Kliniken fehlen Medikamente gegen Problemkeime
Anästhesisten fordern sinnvollen Antibiotikaeinsatz
Nürnberg – Auf deutschen Intensivstationen breiten sich seit einigen Jahren Erreger aus, gegen die herkömmliche Antibiotika nicht wirken: Der Anteil besonders widerstandsfähiger Kolibakterien etwa verzehnfachte sich innerhalb von acht Jahren. Infektionen mit dem multiresistenten Erreger Staphylococcos aureus (MRSA) dagegen nehmen langsam ab.
Gegen neue, mehrfach resistente Bakterien kommen die Kliniken jedoch kaum noch an. Denn gegen sie werden keine neuen Antiinfektiva entwickelt, bemängelt die Deutsche Gesellschaft für Anästhesiologie und Intensivmedizin (DGAI). Stattdessen greifen Ärzte auf alte Medikamente mit starken Nebenwirkungen zurück. Die DGAI empfiehlt dringend einen rationalen Einsatz von Antibiotika.
Auf Intensivstationen kommen pro 1000 Patiententage rund vier Infektionen mit den gefürchteten MRSA-Keimen vor. Das ist fast zwar drei Mal häufiger als Infekte mit den kaum bekannten Escherichia coli-Stämmen aus der Gruppe der gramnegativen Bakterien. Jedoch stiegen zum Beispiel Infektionen mit 3GC-Escherichia coli in den Jahren 2001 bis 2008 von 0,16 auf 1,39 pro 1000 Patiententage. „Diesem enormen Anstieg multiresistenter gramnegativer Problemkeime wie Escherichia coli haben wir derzeit nur wenig entgegenzusetzen“, erläutert Professor Dr. med. Hugo Van Aken, Generalsekretär der DGAI aus Münster.
Denn neue Antiinfektiva gegen diese Bakterien würden nicht entwickelt. Zudem sei das Darmbakterium 3GC-E.coli selbst gegen moderne Breitband-Antibiotika wie etwa Cephalosporine der 3. Generation widerstandsfähig – und meist gleichzeitig auch gegen andere Antibiotikaklassen. Die alarmierenden Zahlen veröffentlichte zuletzt das nationale Überwachungssystem für Antibiotikaverbrauch und resistente Erreger SARI (Surveillance der Antibiotika-Anwendung und der bakteriellen Resistenzen auf Intensivstationen) in Berlin und Freiburg.
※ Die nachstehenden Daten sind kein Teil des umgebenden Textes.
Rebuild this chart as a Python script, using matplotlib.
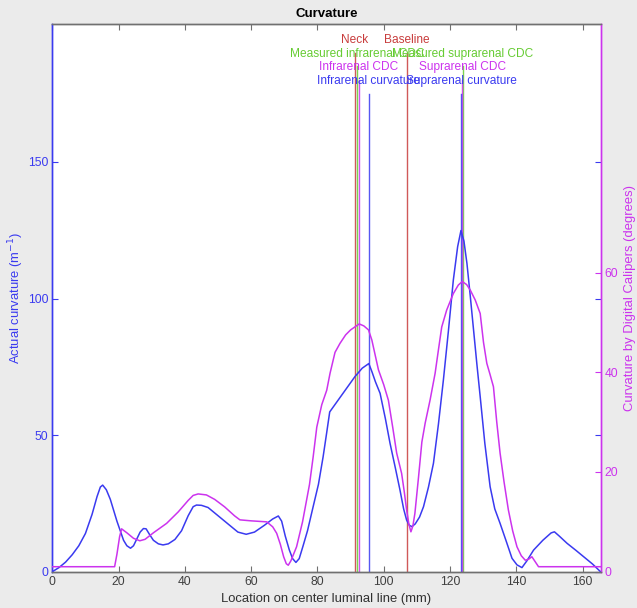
import matplotlib
matplotlib.use("Agg")
import matplotlib.pyplot as plt

plt.rcParams['font.family'] = ['Liberation Sans', 'DejaVu Sans']

# ---- data ----
# Actual curvature (m^-1) along centre luminal line (mm)
blue_x = [0, 2, 4, 6, 8, 10, 12, 13.5, 14.5, 15.2, 16.3, 17.5, 18.5, 19.5, 20.5, 21.5, 22.5,
          23.6, 24.5, 25.5, 26.5, 27.5, 28.3, 29.3, 30.5, 32, 33.4, 35, 37, 39, 41, 42.5,
          43.5, 45, 47, 50, 53, 56, 58.5, 61, 64, 66.5, 68.2, 69.2, 70.3, 71.5, 72.5, 73.5,
          74.5, 75.6, 77, 78.7, 80.3, 81.7, 82.8, 83.7, 91.3, 93.5, 95.5, 96.5, 97.5, 98.9,
          100.5, 101.9, 103.5, 104.9, 106, 106.9, 107.7, 108.5, 109.5, 110.8, 112, 113.5,
          115, 116.5, 118, 119.5, 121, 122.3, 123.3, 124.2, 125.1, 126.1, 127.1, 128.1,
          129.1, 130.5, 132.1, 133.5, 135.1, 137, 138.7, 140.2, 141.7, 143.2, 145.2, 148,
          150.5, 151.5, 153, 155.3, 158, 160.3, 163, 165.4]
blue_y = [0, 1.5, 3.5, 6.2, 9.5, 14, 21, 27.5, 31, 31.7, 30, 26.5, 22.5, 18.5, 15, 11.5, 9.5,
          8.6, 9.5, 12, 14.5, 15.8, 15.7, 13.7, 11.5, 10.2, 9.8, 10.2, 11.8, 15, 20.5, 23.8,
          24.4, 24.3, 23.5, 20.5, 17.5, 14.5, 13.7, 14.5, 17, 19.3, 20.4, 18.5, 13, 8, 4.8, 3.4,
          4.8, 9.2, 15, 23.8, 32, 42, 51, 58.5, 71.4, 74.5, 76.2, 73, 69.5, 65.3,
          56, 47, 38, 29.9, 23, 18.9, 17, 16.5, 17.5, 20, 23.8, 31,
          39.7, 54, 70.2, 88, 106.8, 119, 124.9, 121, 112.9, 101, 88.5, 76,
          64.1, 47, 31.1, 23, 17.7, 11, 4.9, 2.5, 1.5, 4, 7.9, 11.5,
          14.2, 14.6, 13, 10.4, 7.8, 5.5, 2.8, 0]

# Curvature by digital calipers (degrees)
mag_x = [0, 18.8, 19.5, 20.3, 20.9, 22.5, 24.5, 26.4, 28, 30.5, 34.5, 38, 41, 42.5, 44, 46.5,
         49, 52, 55, 56.6, 60, 64.7, 66.5, 67.7, 68.8, 69.8, 70.6, 71.2, 72, 73.7, 75.5,
         77.6, 78.7, 79.8, 81.3, 82.8, 83.8, 85.3, 86.8, 88.5, 90, 91.3, 92.6, 94, 95.4,
         96.4, 97.4, 98.4, 100, 101.4, 102.7, 103.9, 105.4, 106.2, 106.9, 107.6, 108.2,
         108.8, 109.4, 110.5, 111.5, 112.5, 114, 115.5, 116.5, 117.5, 119, 121, 122.5,
         123.7, 125, 126.1, 127.6, 129.1, 130.1, 131.1, 132.1, 133.1, 134.1, 135.1, 136.3,
         137.6, 138.9, 140.2, 141.5, 142.7, 143.7, 144.7, 145.7, 146.7, 165.4]
mag_y = [1.0, 1.0, 3.5, 7, 8.6, 7.8, 6.7, 6.2, 6.5, 7.8, 9.7, 12, 14.3, 15.3, 15.6, 15.4,
         14.5, 13, 11.2, 10.4, 10.2, 10.0, 9, 7.7, 5.5, 3, 1.6, 1.3, 2.2, 5.0, 10,
         17.5, 23, 29, 33.5, 36.4, 39.8, 44, 45.8, 47.5, 48.5, 49.1, 49.7, 49.3, 48.5,
         46.5, 43.5, 40.5, 37.5, 34.4, 29, 23.8, 19.7, 16, 12.4, 9.5, 8.0,
         9.2, 11.7, 19, 26, 29.8, 34.5, 39.8, 44.5, 49.1, 52.5, 55.8, 57.5,
         58.2, 57.6, 56.5, 54.5, 51.8, 46, 41.8, 39.5, 37.1, 30, 23.8, 18,
         12.4, 8.2, 5.0, 3.2, 2.3, 2.5, 3.0, 2, 1.0, 1.0]

# marker lines: label, x position (mm), top (left-axis units), colour key
mark_labels = ["Neck", "Baseline",
               "Measured infrarenal CDC", "Measured suprarenal CDC",
               "Infrarenal CDC", "Suprarenal CDC",
               "Infrarenal curvature", "Suprarenal curvature"]
mark_x = [91.3, 106.9, 92.0, 123.8, 92.4, 123.7, 95.5, 123.3]
mark_top = [190, 190, 185, 185, 180, 180, 175, 175]
mark_kind = ["red", "red", "green", "green", "mag", "mag", "blue", "blue"]

left_ticks = [0, 50, 100, 150]
right_ticks = [0, 20, 40, 60]
x_ticks = [0, 20, 40, 60, 80, 100, 120, 140, 160]

# ---- style ----
BLUE = '#3a3af0'
MAG = '#cc33ee'
RED = '#c83c3c'
GREEN = '#66cc33'
GRAY = '#707070'
colors = {"red": RED, "green": GREEN, "mag": MAG, "blue": BLUE}

W, H = 637, 608
fig = plt.figure(figsize=(W / 100, H / 100), dpi=100, facecolor='#ebebeb')
l, r, t, b = 52.3, 600.5, 24.3, 571.7
ax = fig.add_axes([l / W, 1 - b / H, (r - l) / W, (b - t) / H])
ax.set_facecolor('white')
ax2 = ax.twinx()

ax.plot(blue_x, blue_y, color=BLUE, lw=1.1, zorder=3)
ax2.plot(mag_x, mag_y, color=MAG, lw=1.1, zorder=3)

for lab, x, top, k in zip(mark_labels, mark_x, mark_top, mark_kind):
    c = colors[k]
    ax.plot([x, x], [0, top], color=c, lw=1.0, alpha=0.85, zorder=2)
    ax.text(x, top + 4.7, lab, color=c, ha='center', va='center', fontsize=8.6, zorder=5)

ax.set_xlim(0, 165.4)
ax.set_ylim(0, 200.4)
ax2.set_ylim(0, 109.8)
ax.set_xticks(x_ticks)
ax.set_yticks(left_ticks)
ax2.set_yticks(right_ticks)

ax.tick_params(axis='x', direction='in', top=True, length=4, width=0.8, color=GRAY,
               labelsize=8.7, labelcolor='#404040', pad=3)
ax.tick_params(axis='y', direction='in', right=True, length=4, width=0.8, color=BLUE,
               labelsize=8.7, labelcolor=BLUE, pad=3)
ax2.tick_params(axis='y', direction='in', length=4, width=0.8, color=MAG,
                labelsize=8.7, labelcolor=MAG, pad=3)

for a in (ax, ax2):
    a.spines['left'].set_color(BLUE)
    a.spines['right'].set_color(MAG)
    a.spines['top'].set_color(GRAY)
    a.spines['bottom'].set_color(GRAY)
    for s in a.spines.values():
        s.set_linewidth(1.0)

ax.set_xlabel("Location on center luminal line (mm)", fontsize=9.4, color='#303030', labelpad=4)
ax.set_ylabel("Actual curvature (m$^{-1}$)", fontsize=9.4, color=BLUE, labelpad=1)
ax2.set_ylabel("Curvature by Digital Calipers (degrees)", fontsize=9.4, color=MAG, labelpad=4)
ax.set_title("Curvature", fontsize=9.5, fontweight='bold', pad=5)

fig.savefig("out.png", dpi=100, facecolor=fig.get_facecolor())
„Die Folgen des Fehlens von Antiinfektiva können sich dramatisch entwickeln“, warnt Privatdozentin Dr. med. Maria Deja von der Klinik für Anästhesiologie mit Schwerpunkt operative Intensivmedizin der Berliner Charité: Forscher zeigten in einer europäischen Studie, dass in bestimmten Regionen bei Patienten mit einer Lungenentzündung alte Medikamente eingesetzt werden mussten, weil herkömmliche Präparate unwirksam waren. „Diese veralteten Medikamente verursachen aber oft starke Nebenwirkungen wie Nierenversagen, was tödlich enden kann“, sagt Dr. Deja. Außerdem zeigte ein Überwachungssystem, dass einzelne Antibiotikaklassen auf Intensivstationen zunehmend häufiger im Einsatz sind: So verdoppelte sich der Verbrauch an Carbapenemen, die breit wirksam sind und als Reserveantibiotika gelten. „Bei steigendem Verbrauch von Carbapenemen besteht die Gefahr, dass sich resistente Bakterien selektiv vermehren – ein Teufelskreis“, erklärt Dr. Deja.
Ärzte müssen unnötige Behandlungen mit Antibiotika unbedingt vermeiden, damit Bakterien weniger Resistenzen entwickeln, rät die DGAI. „Zu lange oder nicht wirksame Antibiotikagaben sind ebenso unnötig wie Therapien mit Antibiotika, obwohl keine bakterielle Infektion vorliegt“, betont Professor Van Aken. Nur ein von der DGAI geforderter rationaler Antibiotikaeinsatz könne die rasche Ausbreitung von Resistenzen vermindern.